Bad result with isaac_ros_foundationpose

I tried isaac_ros_foundationpose and the original FoundationPose, but when I input the same rgb, depth and mask images, they output different results. The original FoundationPose result (the left one) is perfect while the isaac_ros_foundationpose result (the right one) is not so good.
original FoundationPoseisaac_ros_foundationpose

I deployed isaac_ros_foundationpose and converted the model to tensorrt according to the quickstart tutorial . The mask was obtained by a yolov8 model I trained myself. The rgb and depth images were obtained directly from rs_launch.launch.py of realsense-ros and the image size was 640x480.
The following is the launch file I created to launch the isaac_ros_foundationpose node:

from ament_index_python.packages import get_package_share_directory
import launch
from launch.actions import DeclareLaunchArgument, IncludeLaunchDescription
from launch.launch_description_sources import PythonLaunchDescriptionSource
from launch.conditions import IfCondition, UnlessCondition
from launch.substitutions import LaunchConfiguration
from launch_ros.actions import ComposableNodeContainer, Node
from launch_ros.descriptions import ComposableNode

MESH_FILE_NAME = ‘/workspaces/isaac_ros-dev/isaac_ros_assets/isaac_ros_foundationpose/carton/zhonghua.obj’
TEXTURE_MAP_NAME = ‘/workspaces/isaac_ros-dev/isaac_ros_assets/isaac_ros_foundationpose/carton/assets/zhonghua_color.jpg’
REFINE_MODEL_NAME = ‘/tmp/refine_model.onnx’
REFINE_ENGINE_NAME = ‘/workspaces/isaac_ros-dev/isaac_ros_assets/models/foundationpose/refine_trt.plan’
SCORE_MODEL_NAME = ‘/tmp/score_model.onnx’
SCORE_ENGINE_NAME = ‘/workspaces/isaac_ros-dev/isaac_ros_assets/models/foundationpose/score_trt.plan’

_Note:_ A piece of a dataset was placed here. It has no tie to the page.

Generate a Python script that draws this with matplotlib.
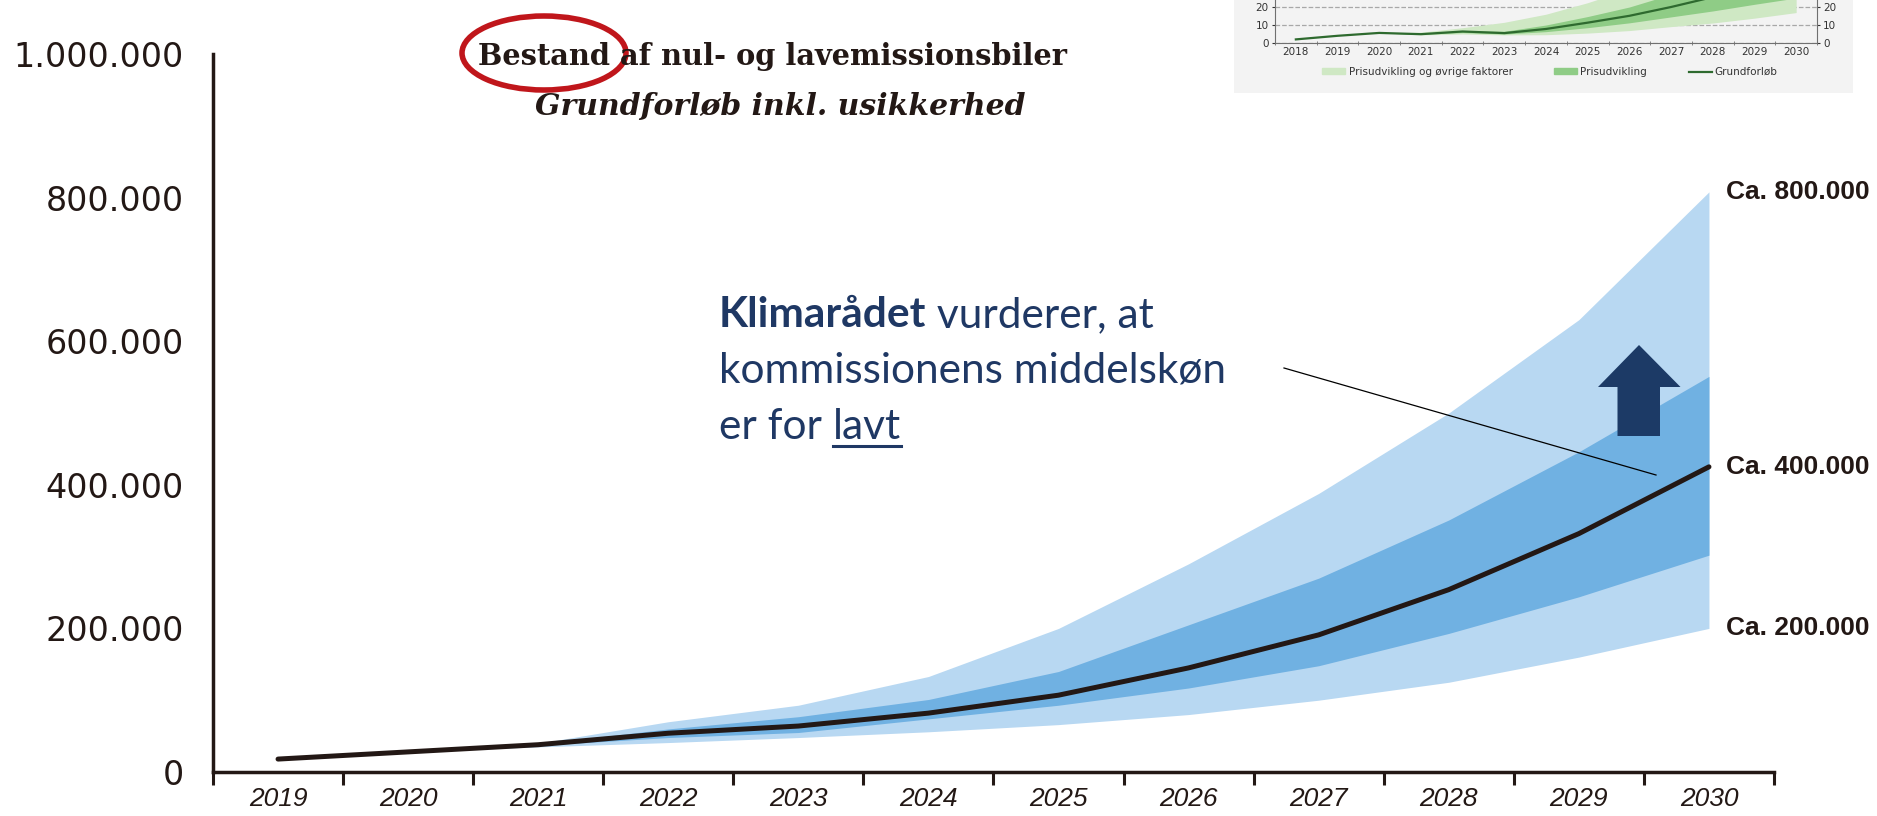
import matplotlib.pyplot as plt
import numpy as np
from matplotlib.patches import Ellipse, Polygon, Rectangle, Patch
from matplotlib.lines import Line2D

# Main chart: stock of zero- and low-emission cars
years = [str(y) for y in range(2019, 2031)]
grundforloeb = np.array([18, 28, 38, 54, 64, 82, 107, 145, 191, 254, 332, 425]) * 1000
ydre_hoej = np.array([18, 28, 40, 70, 93, 133, 200, 290, 388, 500, 630, 808]) * 1000
ydre_lav = np.array([18, 28, 35, 41, 48, 56, 66, 80, 100, 125, 160, 200]) * 1000
indre_hoej = np.array([18, 28, 39, 60, 77, 101, 140, 205, 270, 351, 446, 551]) * 1000
indre_lav = np.array([18, 28, 37, 48, 55, 74, 93, 117, 148, 193, 244, 302]) * 1000

yticks = [0, 200000, 400000, 600000, 800000, 1000000]
end_labels = ['Ca. 800.000', 'Ca. 400.000', 'Ca. 200.000']

# Small inset (cropped screenshot of the commission's chart)
inset_years = [str(y) for y in range(2018, 2031)]
inset_line = [2.0, 4.0, 5.6, 4.9, 6.4, 5.5, 7.8, 11.3, 15.1, 20.0, 25.5, 32.0, 39.0]
inset_light_hi = [2.0, 4.0, 5.6, 6.0, 8.5, 11.5, 16.0, 22.4, 30.0, 40.0, 52.0, 66.0, 82.0]
inset_light_lo = [2.0, 4.0, 5.6, 4.5, 5.0, 4.5, 4.6, 5.5, 6.9, 9.1, 11.1, 13.8, 16.9]
inset_mid_hi = [2.0, 4.0, 5.6, 5.3, 6.8, 6.5, 10.0, 14.7, 20.0, 27.0, 34.0, 42.0, 51.0]
inset_mid_lo = [2.0, 4.0, 5.6, 4.8, 5.8, 5.0, 6.3, 8.5, 11.2, 14.5, 17.8, 21.5, 25.0]
inset_yticks = [0, 10, 20]
inset_labels = ['Prisudvikling og øvrige faktorer', 'Prisudvikling', 'Grundforløb']

W, H = 1877, 816
def fx(px):
    return px / W
def fy(py):
    return 1 - py / H

dark = '#231815'
navy = '#1f3864'

fig = plt.figure(figsize=(W / 100, H / 100), dpi=100)

ax = fig.add_axes([fx(213), fy(772), fx(1774 - 213), (772 - 54) / H])
ax.set_facecolor('none')
x = np.arange(len(years))
ax.fill_between(x, ydre_lav, ydre_hoej, color='#b8d8f2', lw=0)
ax.fill_between(x, indre_lav, indre_hoej, color='#70b1e2', lw=0)
ax.plot(x, grundforloeb, color=dark, lw=3.6, solid_capstyle='round')

ax.set_xlim(-0.5, len(years) - 0.5)
ax.set_ylim(0, 1000000)
for s in ['top', 'right']:
    ax.spines[s].set_visible(False)
for s in ['left', 'bottom']:
    ax.spines[s].set_color(dark)
    ax.spines[s].set_linewidth(2.5)

ax.set_yticks(yticks)
ax.set_yticklabels([f'{v:,}'.replace(',', '.') for v in yticks],
                   fontsize=24, color=dark, family='DejaVu Sans')
ax.tick_params(axis='y', length=0, pad=21)
ax.set_xticks(x)
ax.set_xticklabels(years, fontsize=19, style='italic', color=dark, family='Liberation Sans')
ax.set_xticks(np.arange(-0.5, len(years)), minor=True)
ax.tick_params(axis='x', which='major', length=0, pad=11)
ax.tick_params(axis='x', which='minor', length=9, width=2.2, color=dark)

# end labels
for lbl, val in zip(end_labels, [ydre_hoej[-1], grundforloeb[-1], ydre_lav[-1]]):
    ax.annotate(lbl, (x[-1], val), xytext=(12, 0), textcoords='offset points',
                ha='left', va='center', fontsize=19, weight='bold', color=dark,
                family='Liberation Sans', annotation_clip=False)

# title
fig.text(fx(772), fy(65), 'Bestand af nul- og lavemissionsbiler', ha='center', va='baseline',
         fontsize=20.8, weight='bold', family='DejaVu Serif', color=dark)
fig.text(fx(780), fy(115), 'Grundforløb inkl. usikkerhed', ha='center', va='baseline',
         fontsize=21.5, weight='bold', style='italic', family='DejaVu Serif', color=dark)
fig.add_artist(Ellipse((fx(544), fy(53)), fx(164), 74 / H, fill=False,
                       ec='#c0161b', lw=4, transform=fig.transFigure, zorder=3))

# commentary text
tfont = dict(fontsize=30.5, color=navy, family='Lato')
t1 = fig.text(fx(719), fy(327), 'Klimarådet', va='baseline', weight='bold', **tfont)
ax.annotate(' vurderer, at', xy=(1, 0), xycoords=t1, va='bottom', **tfont)
fig.text(fx(719), fy(383), 'kommissionens middelskøn', va='baseline', **tfont)
t3 = fig.text(fx(719), fy(439), 'er for ', va='baseline', **tfont)
t4 = ax.annotate('lavt', xy=(1, 0), xycoords=t3, va='bottom', **tfont)
fig.canvas.draw()
bb = t4.get_window_extent()
fig.add_artist(Line2D([bb.x0 / W, bb.x1 / W], [fy(446), fy(446)], color=navy, lw=2.2))

fig.add_artist(Line2D([fx(1284), fx(1656)], [fy(368), fy(475)], color='black', lw=0.9))

arrow_pts = [(1617.5, 436), (1617.5, 387), (1598, 387), (1639, 345),
             (1680.5, 387), (1660, 387), (1660, 436)]
fig.add_artist(Polygon([(fx(a), fy(b)) for a, b in arrow_pts], closed=True,
                       fc='#1c3a66', ec='none', transform=fig.transFigure, zorder=2))

# inset
fig.add_artist(Rectangle((fx(1234), fy(93)), fx(1853 - 1234), 93 / H, fc='#f3f3f3', ec='none',
                         transform=fig.transFigure, zorder=0.5))
axi = fig.add_axes([fx(1275), fy(43), fx(1817 - 1275), 90 / H], zorder=2)
axi.set_facecolor('#f3f3f3')
xi = np.arange(len(inset_years))
axi.fill_between(xi, inset_light_lo, inset_light_hi, color='#cfe8c4', lw=0)
axi.fill_between(xi, inset_mid_lo, inset_mid_hi, color='#8fcc86', lw=0)
axi.plot(xi, inset_line, color='#2e6a2f', lw=1.6)
axi.set_xlim(-0.5, len(inset_years) - 0.5)
axi.set_ylim(0, 50)
axi.spines['top'].set_visible(False)
for s in ['left', 'right', 'bottom']:
    axi.spines[s].set_color('#707070')
    axi.spines[s].set_linewidth(0.8)
axi.set_yticks(inset_yticks)
axi.grid(axis='y', ls='--', color='#a8a8a8', lw=0.9)
axi.set_axisbelow(True)
axi.tick_params(axis='y', left=True, right=True, labelright=True, length=2.5,
                labelsize=7.5, colors='#333333', pad=2)
axi.set_xticks(xi)
axi.set_xticklabels(inset_years)
axi.set_xticks(np.arange(-0.5, len(inset_years)), minor=True)
axi.tick_params(axis='x', which='major', length=0, labelsize=7.5, colors='#333333', pad=3)
axi.tick_params(axis='x', which='minor', length=3, direction='inout', color='#707070')
handles = [Patch(color='#cfe8c4'), Patch(color='#8fcc86'), Line2D([], [], color='#2e6a2f', lw=1.6)]
axi.legend(handles, inset_labels, loc='center', bbox_to_anchor=(fx(1550), fy(72)),
           bbox_transform=fig.transFigure, ncol=3, frameon=False, fontsize=7.5,
           handlelength=2.2, handleheight=0.5, handletextpad=0.3, columnspacing=4,
           labelcolor='#333333')

fig.savefig('out.png', dpi=100)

def generate_launch_description():
“”“Generate launch description for testing relevant nodes.”“”

launch_args = [
    DeclareLaunchArgument(
        'mesh_file_path',
        default_value=MESH_FILE_NAME,
        description='The absolute file path to the mesh file'),

    DeclareLaunchArgument(
        'texture_path',
        default_value=TEXTURE_MAP_NAME,
        description='The absolute file path to the texture map'),

    DeclareLaunchArgument(
        'refine_model_file_path',
        default_value=REFINE_MODEL_NAME,
        description='The absolute file path to the refine model'),

    DeclareLaunchArgument(
        'refine_engine_file_path',
        default_value=REFINE_ENGINE_NAME,
        description='The absolute file path to the refine trt engine'),

    DeclareLaunchArgument(
        'score_model_file_path',
        default_value=SCORE_MODEL_NAME,
        description='The absolute file path to the score model'),

    DeclareLaunchArgument(
        'score_engine_file_path',
        default_value=SCORE_ENGINE_NAME,
        description='The absolute file path to the score trt engine'),
]

mesh_file_path = LaunchConfiguration('mesh_file_path')
texture_path = LaunchConfiguration('texture_path')
refine_model_file_path = LaunchConfiguration('refine_model_file_path')
refine_engine_file_path = LaunchConfiguration('refine_engine_file_path')
score_model_file_path = LaunchConfiguration('score_model_file_path')
score_engine_file_path = LaunchConfiguration('score_engine_file_path')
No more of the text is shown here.